Y, al mismo tiempo, opino que el gobierno ya mostró demasiado cómo trata de aprovechar reivindicaciones que muchos consideramos justas –jubilación pública, recuperación de aerolíneas, subida de ciertos impuestos– para su beneficio político o económico. Y que eso justifica la sospecha de que, en este caso, pueda pasar algo parecido: que aprovechen el eventual desmembramiento de los grandes grupos mediáticos para quedarse con sus partes, que traten de controlar medios de las organizaciones civiles, que sigan usando los medios públicos como si fueran propios. Y que han precipitado la sanción de esta ley –tras seis años de desinterés– justo en el momento en que su legitimidad política vacila y el Congreso no es el que debería.
Y opino que la discusión está dada, por supuesto, con la mejor mala fe de cada cual: cuando los opositores dicen, por ejemplo, que las revisiones cada dos años comprometen la libertad de las empresas –aunque saben que son revisiones técnicas de las emisoras. O cuando el gobierno dice, por ejemplo, que se interesa por la libertad de prensa y la pluralidad de voces tras haber concentrado y controlado, en su provincia, la circulación de las noticias –e intentado, después, la aplicación del modelo a escala nacional.
Pero opino –es una obviedad– que, en medio de toda la hojarasca discursiva, lo que en realidad importa es esa parte de la ley que dice que los operadores de cable no pueden tener canales de televisión abierta ni más de un canal de cable y que no pueden tener cables que lleguen a más de un tercio de la población y que no pueden tener más de diez radios y televisoras: lo que se debate en realidad es la desconcentración que la ley debería producir, desarmando los tres o cuatro oligopolios que controlan el mercado mediático argentino y, sobre todo, el desmembramiento del Gran Grupo.
Aunque opino que las razones por las que Kirchner ahora decidió desarmar el imperio Clarín son más que oscuras: que durante años lo favoreciese y ahora quiera cargárselo es perfectamente sospechoso, la típica pelea de barras bravas. A menos que, de pronto, haya visto la luz libertadora. O que la base de todo esté en la vía libre para que las telefónicas tengan radios y televisoras: la posibilidad de armar oligopolios todavía más monstruitos pero amigos.

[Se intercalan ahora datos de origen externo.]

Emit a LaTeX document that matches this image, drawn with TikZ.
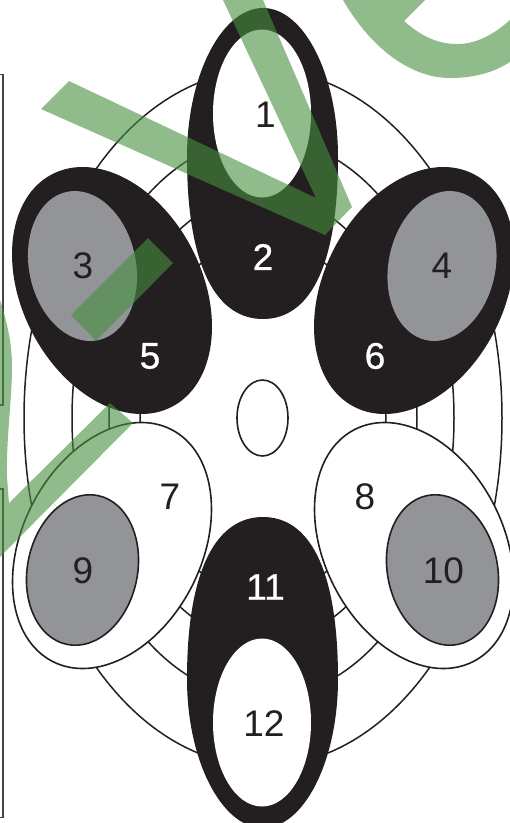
\documentclass[tikz,border=0pt]{standalone}
\usepackage{fontspec}
\setmainfont{Liberation Sans}
\newfontfamily\heavyface[FakeBold=0.8]{Liberation Sans}
\definecolor{ink}{RGB}{35,31,32}
\definecolor{midgray}{RGB}{147,148,151}
\definecolor{wm}{RGB}{70,143,62}
\tikzset{
  ring/.style={draw=ink,line width=1.5pt,fill=none},
  lobeblack/.style={fill=ink},
  lobewhite/.style={fill=white,draw=ink,line width=1.6pt},
  seedgray/.style={fill=midgray},
  seedline/.style={fill=midgray,draw=ink,line width=1.6pt},
  hole/.style={fill=white},
  watermark/.style={fill=wm,fill opacity=.6},
  framing/.style={draw=ink!85,line width=1.3pt},
  darklabel/.style={text=ink,font=\fontsize{37}{37}\selectfont,inner sep=0pt},
  lightlabel/.style={text=white,font=\heavyface\fontsize{37}{37}\selectfont,inner sep=0pt},
}
\begin{document}
\begin{tikzpicture}[x=1pt,y=1pt,yscale=-1]
\useasboundingbox (0,0) rectangle (510,823);
\clip (0,0) rectangle (510,823);
% frame pieces
\draw[framing] (0,74.5) -- (3,74.5) -- (3,405) -- (0,405);
\draw[framing] (0,489) -- (3,489) -- (3,817.5) -- (0,817.5);
% concentric rings
\draw[ring] (263,418) circle [x radius=239,y radius=348];
\draw[ring] (263,418) circle [x radius=191,y radius=280];
\draw[ring] (263,418) circle [x radius=154,y radius=224];
\draw[ring] (263,418) circle [x radius=123,y radius=179];
% top and bottom lobes
\path[lobeblack] (263,8) .. controls (222,8) and (187,75) .. (187,157)
  .. controls (187,270) and (218,319) .. (263,319)
  .. controls (308,319) and (338,270) .. (338,157)
  .. controls (338,75) and (304,8) .. (263,8) -- cycle;
\path[lobeblack] (263,828) .. controls (222,828) and (187,761) .. (187,679)
  .. controls (187,566) and (218,517) .. (263,517)
  .. controls (308,517) and (338,566) .. (338,679)
  .. controls (338,761) and (304,828) .. (263,828) -- cycle;
\path[hole] (262,113.5) circle [x radius=49,y radius=84];
\path[hole] (262,722.5) circle [x radius=49,y radius=84];
% side lobes
\path[lobeblack,shift={(112,290.5)},rotate=62.9] (0,0) circle [x radius=130.8,y radius=90.2];
\path[lobeblack,shift={(414,290.5)},rotate=117.1] (0,0) circle [x radius=130.8,y radius=90.2];
\path[lobewhite,shift={(112,545.5)},rotate=117.1] (0,0) circle [x radius=130.3,y radius=89.7];
\path[lobewhite,shift={(414,545.5)},rotate=62.9] (0,0) circle [x radius=130.3,y radius=89.7];
% grey seeds
\path[seedgray,shift={(82.5,266)},rotate=78.2] (0,0) circle [x radius=75.8,y radius=53.4];
\path[seedgray,shift={(442,266)},rotate=101.8] (0,0) circle [x radius=75.8,y radius=53.4];
\path[seedline,shift={(82.5,570)},rotate=101.8] (0,0) circle [x radius=76,y radius=55];
\path[seedline,shift={(442.5,570)},rotate=78.2] (0,0) circle [x radius=76,y radius=55];
% centre
\path[lobewhite] (262.5,418) circle [x radius=25.5,y radius=38];
% labels
\node[darklabel] (n1) at (265.5,115) {1};
\node[lightlabel] (n2) at (263,257) {2};
\node[darklabel] (n3) at (83,266) {3};
\node[darklabel] (n4) at (442,266) {4};
\node[lightlabel] (n5) at (150,356) {5};
\node[lightlabel] (n6) at (375,356) {6};
\node[darklabel] (n7) at (170,497) {7};
\node[darklabel] (n8) at (365,497) {8};
\node[darklabel] (n9) at (83,571) {9};
\node[darklabel] (n10) at (443.5,571) {10};
\node[lightlabel] (n11) at (265.5,587) {11};
\node[darklabel] (n12) at (264,724) {12};
% watermark strokes
\path[watermark] (41,109) -- (69,81) -- (316,198) -- (223,0) -- (263,0) -- (352,207) -- (325,235) -- cycle;
\path[watermark] (148,238) -- (173,263) -- (96,341) -- (71,315) -- cycle;
\path[watermark] (343,0) .. controls (372,50) and (412,78) .. (450,78)
  .. controls (473,78) and (493,73) .. (510,62) -- (510,20)
  .. controls (492,36) and (475,44) .. (457,44)
  .. controls (436,44) and (420,35) .. (404,21) -- (425,0) -- cycle;
\path[watermark] (0,300) .. controls (8,325) and (12,345) .. (12,367)
  .. controls (12,400) and (6,440) .. (7,477) -- (9,503) -- (110,403) -- (133,423) -- (0,557) -- cycle;
\end{tikzpicture}
\end{document}
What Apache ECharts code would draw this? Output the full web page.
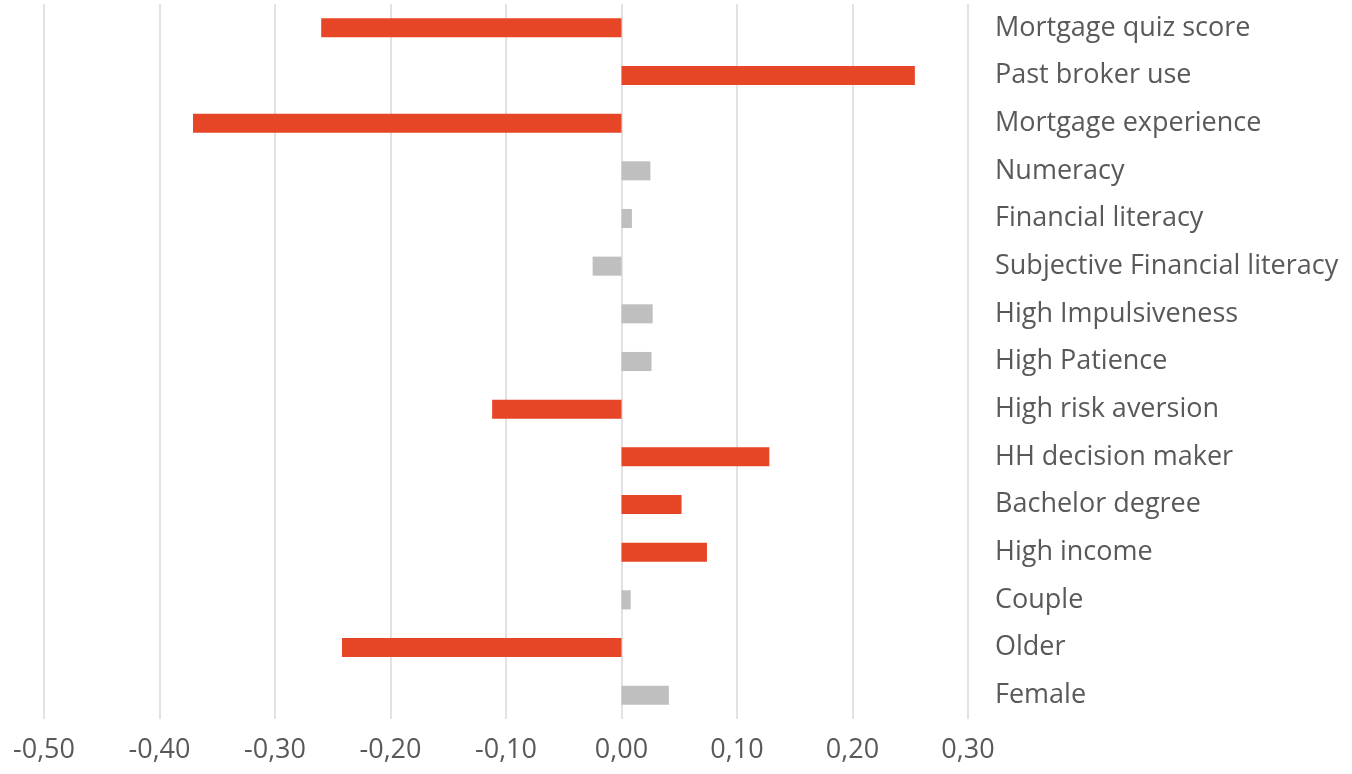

Y, para terminar, opino que una ley que va a romper las grandes corporaciones mediáticas tendrá consecuencias favorables para todos. Yo creo en el cambio en general –porque veo muy pocas cosas que no lo merezcan–, y en el cambio de la estructura de medios argentinos en particular –porque son una desgracia. No me gusta del todo cómo se hace éste, pero me parece que es bueno patear hormiguero tan nocivo. Estoy convencido –opino– de que lo que salga no puede ser peor que lo que hay. Aunque la realidad, a veces, se empeñe en desmentir mis optimismos.